- Dataset excerpt

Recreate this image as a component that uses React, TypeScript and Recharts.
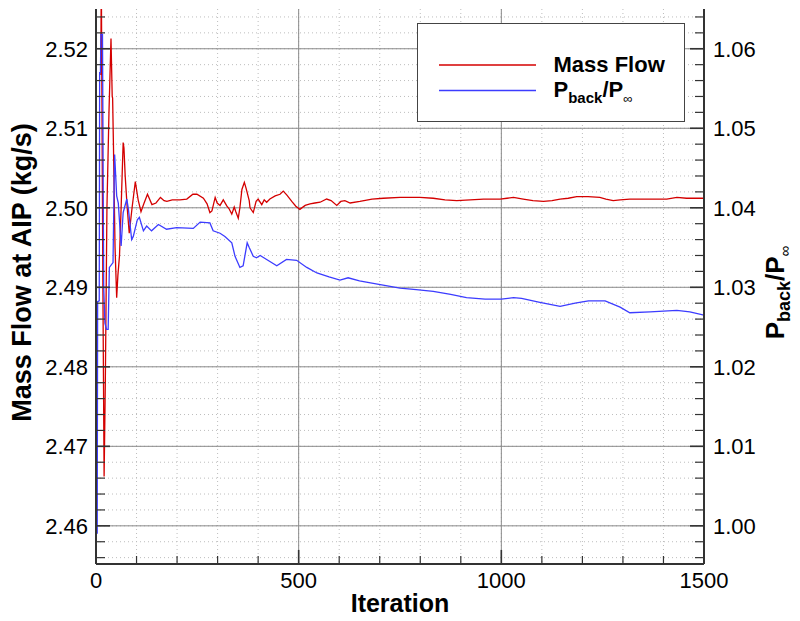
import React from 'react'
import { LineChart, Line, XAxis, YAxis, CartesianGrid, Legend, Label } from 'recharts'

// Mass flow at AIP (left axis)
const massFlowIter = [
  12, 13, 17, 20, 23, 27, 32, 37, 40, 41,
  43, 47, 51, 54, 58, 62, 67, 69, 72, 77,
  82, 89, 97, 104, 111, 118, 127, 138, 148, 159,
  168, 175, 188, 207, 224, 239, 249, 265, 274, 281,
  286, 294, 299, 306, 314, 323, 328, 335, 341, 345,
  351, 355, 360, 366, 370, 373, 378, 380, 388, 395,
  400, 409, 415, 421, 429, 442, 454, 462, 471, 483,
  493, 503, 516, 528, 540, 553, 569, 580, 594, 604,
  614, 627, 651, 681, 709, 750, 799, 832, 861, 890,
  923, 956, 997, 1014, 1030, 1054, 1078, 1104, 1125, 1145,
  1165, 1186, 1214, 1243, 1258, 1276, 1293, 1317, 1354, 1408,
  1433, 1457, 1500,
]
const massFlowValue = [
  2.5167, 2.53, 2.49, 2.4662, 2.478, 2.5, 2.512, 2.5213, 2.514, 2.5138,
  2.508, 2.495, 2.4887, 2.4915, 2.494, 2.5, 2.5082, 2.5075, 2.504, 2.5,
  2.4968, 2.5, 2.5033, 2.501, 2.4995, 2.5005, 2.5017, 2.5004, 2.5006, 2.5013,
  2.5009, 2.5008, 2.501, 2.501, 2.5011, 2.5017, 2.5017, 2.5012, 2.5005, 2.4994,
  2.4996, 2.5013, 2.5006, 2.5003, 2.501, 2.5002, 2.4999, 2.4992, 2.5001, 2.4995,
  2.4987, 2.5, 2.5023, 2.5032, 2.5025, 2.5019, 2.5009, 2.5, 2.4994, 2.5008,
  2.5011, 2.5004, 2.501, 2.5007, 2.5011, 2.5015, 2.5017, 2.5021, 2.5016, 2.5008,
  2.5002, 2.4998, 2.5003, 2.5005, 2.5006, 2.5007, 2.5011, 2.5009, 2.5003, 2.5008,
  2.5009, 2.5006, 2.5008, 2.5011, 2.5012, 2.5013, 2.5013, 2.5012, 2.501, 2.5009,
  2.501, 2.5011, 2.5011, 2.5012, 2.5013, 2.5011, 2.5009, 2.5008, 2.5009, 2.5011,
  2.5012, 2.5014, 2.5014, 2.5013, 2.5011, 2.5009, 2.501, 2.5011, 2.5011, 2.5011,
  2.5013, 2.5012, 2.5012,
]

// Back pressure ratio (right axis)
const pressureIter = [
  3, 4, 8, 9, 11, 12, 16, 19, 22, 26,
  30, 33, 42, 45, 46, 51, 55, 62, 67, 76,
  80, 88, 92, 102, 107, 117, 125, 137, 154, 174,
  199, 240, 257, 281, 289, 306, 318, 335, 343, 355,
  363, 373, 378, 388, 396, 405, 421, 446, 470, 495,
  520, 545, 575, 602, 622, 650, 684, 750, 790, 832,
  875, 914, 960, 1000, 1030, 1050, 1095, 1145, 1182, 1215,
  1256, 1293, 1317, 1367, 1433, 1465, 1500,
]
const pressureValue = [
  0.999, 1.0282, 1.0283, 1.057, 1.057, 1.0618, 1.0618, 1.03, 1.0255, 1.0247,
  1.0247, 1.0325, 1.0331, 1.044, 1.0467, 1.0415, 1.0406, 1.0352, 1.0394, 1.0411,
  1.0398, 1.036, 1.0364, 1.0385, 1.0388, 1.0371, 1.0377, 1.0371, 1.0379, 1.0373,
  1.0375, 1.0374, 1.0382, 1.0381, 1.0371, 1.0368, 1.0364, 1.0356, 1.0339, 1.0325,
  1.0327, 1.0356, 1.035, 1.0339, 1.0337, 1.034, 1.0335, 1.0327, 1.0335, 1.0334,
  1.0325, 1.0318, 1.0313, 1.0309, 1.0312, 1.0308, 1.0305, 1.0299, 1.0297, 1.0295,
  1.0291, 1.0287, 1.0285, 1.0285, 1.0287, 1.0286, 1.0281, 1.0276, 1.028, 1.0283,
  1.0283, 1.0275, 1.0268, 1.0269, 1.0271, 1.0269, 1.0265,
]

const xMajorTicks = [0, 500, 1000, 1500]
const leftMajorTicks = [2.46, 2.47, 2.48, 2.49, 2.5, 2.51, 2.52]
const rightMajorTicks = [1.0, 1.01, 1.02, 1.03, 1.04, 1.05, 1.06]

const xDomain = [0, 1500]
const leftDomain = [2.4552, 2.525]
const rightDomain = [0.9952, 1.065]

const steps = (from: number, to: number, step: number) => {
  const out: number[] = []
  for (let v = from; v <= to + step / 2; v += step) out.push(Math.round(v * 1000) / 1000)
  return out
}
const xMinorTicks = steps(0, 1500, 100)
const leftMinorTicks = steps(2.456, 2.524, 0.002)
const rightMinorTicks = steps(0.996, 1.064, 0.002)

const massFlowData = massFlowIter.map((iter, i) => ({ iter, mass: massFlowValue[i] }))
const pressureData = pressureIter.map((iter, i) => ({ iter, ratio: pressureValue[i] }))

const FONT = '"Liberation Sans", Arial, Helvetica, sans-serif'
const AXIS = '#333'
const RED = '#d40000'
const BLUE = '#3c3cff'
const MARGIN = 8

const isMajor = (v: number, list: number[]) => list.some((t) => Math.abs(t - v) < 1e-6)

function LeftTick(props: any) {
  const { x, y, payload } = props
  const ax = x + MARGIN
  const major = isMajor(payload.value, leftMajorTicks)
  return (
    <g>
      <line x1={ax} x2={ax + (major ? 14 : 9)} y1={y} y2={y} stroke={AXIS} strokeWidth={major ? 1.6 : 1.2} />
      {major && (
        <text x={ax - 8} y={y + 8} textAnchor="end" fontSize={22} fontFamily={FONT} fill="#000">
          {payload.value.toFixed(2)}
        </text>
      )}
    </g>
  )
}

function RightTick(props: any) {
  const { x, y, payload } = props
  const ax = x - MARGIN
  const major = isMajor(payload.value, rightMajorTicks)
  return (
    <g>
      <line x1={ax} x2={ax - (major ? 14 : 9)} y1={y} y2={y} stroke={AXIS} strokeWidth={major ? 1.6 : 1.2} />
      {major && (
        <text x={ax + 9} y={y + 8} textAnchor="start" fontSize={22} fontFamily={FONT} fill="#000">
          {payload.value.toFixed(2)}
        </text>
      )}
    </g>
  )
}

function BottomTick(props: any) {
  const { x, y, payload } = props
  const ay = y - MARGIN
  const major = isMajor(payload.value, xMajorTicks)
  return (
    <g>
      <line x1={x} x2={x} y1={ay} y2={ay - (major ? 14 : 8)} stroke={AXIS} strokeWidth={major ? 1.6 : 1.2} />
      {major && (
        <text x={x} y={ay + 24} textAnchor="middle" fontSize={22} fontFamily={FONT} fill="#000">
          {payload.value}
        </text>
      )}
    </g>
  )
}

function LeftTitle(props: any) {
  const { viewBox } = props
  const cx = viewBox.x + 31
  const cy = viewBox.y + viewBox.height / 2 - 14
  return (
    <text x={cx} y={cy} transform={`rotate(-90, ${cx}, ${cy})`} textAnchor="middle"
      fontSize={27} fontWeight="bold" fontFamily={FONT} fill="#000">
      Mass Flow at AIP (kg/s)
    </text>
  )
}

function RightTitle(props: any) {
  const { viewBox } = props
  const cx = viewBox.x + 80
  const cy = viewBox.y + viewBox.height / 2 + 6
  return (
    <text x={cx} y={cy} transform={`rotate(-90, ${cx}, ${cy})`} textAnchor="middle"
      fontSize={26} fontWeight="bold" fontFamily={FONT} fill="#000">
      P<tspan fontSize={18} dy={6}>back</tspan>
      <tspan fontSize={26} dy={-6}>/P</tspan>
      <tspan fontSize={15} fontWeight="normal" dy={6}>∞</tspan>
    </text>
  )
}

function BottomTitle(props: any) {
  const { viewBox } = props
  return (
    <text x={viewBox.x + viewBox.width / 2} y={viewBox.y + 48} textAnchor="middle"
      fontSize={25} fontWeight="bold" fontFamily={FONT} fill="#000">
      Iteration
    </text>
  )
}

function LegendBox() {
  return (
    <div style={{ width: 268, height: 99, border: '1px solid #444', background: '#fff', boxSizing: 'border-box' }}>
      <svg width={266} height={97} style={{ display: 'block' }}>
        <line x1={21} x2={118} y1={41} y2={41} stroke={RED} strokeWidth={1.3} />
        <line x1={21} x2={118} y1={66.5} y2={66.5} stroke={BLUE} strokeWidth={1.3} />
        <text x={135.5} y={48} fontSize={22} fontWeight="bold" fontFamily={FONT} fill="#000">Mass Flow</text>
        <text x={135.5} y={73} fontSize={22} fontWeight="bold" fontFamily={FONT} fill="#000">
          P<tspan fontSize={15} dy={6}>back</tspan>
          <tspan fontSize={22} dy={-6}>/P</tspan>
          <tspan fontSize={13} fontWeight="normal" dy={6}>∞</tspan>
        </text>
      </svg>
    </div>
  )
}

// grid positions from the plot box and the axis domains
const hLines = (values: number[], domain: number[]) => ({ offset }: any) =>
  values.map((v) => offset.top + ((domain[1] - v) / (domain[1] - domain[0])) * offset.height)
const vLines = (values: number[], domain: number[]) => ({ offset }: any) =>
  values.map((v) => offset.left + ((v - domain[0]) / (domain[1] - domain[0])) * offset.width)

export default function App() {
  return (
    <div style={{ position: 'absolute', left: 0, top: 0, background: '#fff' }}>
      <LineChart width={800} height={621} margin={{ top: 9, right: 0, bottom: 0, left: 0 }} style={{ fontFamily: FONT }}>
        <CartesianGrid yAxisId="left" stroke="#bdbdbd" strokeDasharray="1 3" strokeWidth={1}
          horizontalCoordinatesGenerator={hLines(leftMinorTicks, leftDomain)}
          verticalCoordinatesGenerator={vLines(xMinorTicks, xDomain)} />
        <CartesianGrid yAxisId="left" stroke="#8a8a8a" strokeWidth={1}
          horizontalCoordinatesGenerator={hLines(leftMajorTicks, leftDomain)}
          verticalCoordinatesGenerator={vLines(xMajorTicks, xDomain)} />
        <XAxis dataKey="iter" type="number" domain={xDomain} allowDataOverflow ticks={xMinorTicks} interval={0}
          tickSize={0} tickMargin={MARGIN} tick={<BottomTick />} height={57}
          axisLine={{ stroke: AXIS, strokeWidth: 2 }}>
          <Label content={<BottomTitle />} />
        </XAxis>
        <XAxis xAxisId="top" orientation="top" dataKey="iter" type="number" domain={xDomain} height={0}
          tick={false} tickLine={false} axisLine={{ stroke: AXIS, strokeWidth: 2 }} />
        <YAxis yAxisId="left" type="number" domain={leftDomain} allowDataOverflow ticks={leftMinorTicks}
          interval={0} tickSize={0} tickMargin={MARGIN} tick={<LeftTick />} width={96}
          axisLine={{ stroke: AXIS, strokeWidth: 2 }}>
          <Label content={<LeftTitle />} />
        </YAxis>
        <YAxis yAxisId="right" orientation="right" type="number" domain={rightDomain} allowDataOverflow
          ticks={rightMinorTicks} interval={0} tickSize={0} tickMargin={MARGIN} tick={<RightTick />} width={96}
          axisLine={{ stroke: AXIS, strokeWidth: 2 }}>
          <Label content={<RightTitle />} />
        </YAxis>
        <Legend layout="vertical" align="center" verticalAlign="middle" content={() => <LegendBox />}
          wrapperStyle={{ left: 416.7, top: 23.3, width: 268 }} />
        <Line yAxisId="left" data={massFlowData} dataKey="mass" name="Mass Flow" type="linear" stroke={RED}
          strokeWidth={1.3} dot={false} isAnimationActive={false} />
        <Line yAxisId="right" data={pressureData} dataKey="ratio" name="Pback/Pinf" type="linear" stroke={BLUE}
          strokeWidth={1.3} dot={false} isAnimationActive={false} />
      </LineChart>
    </div>
  )
}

- What you should do
Copy out each line of the listing that holds "React".

- Correct output
Recreate this image as a component that uses React, TypeScript and Recharts.
import React from 'react'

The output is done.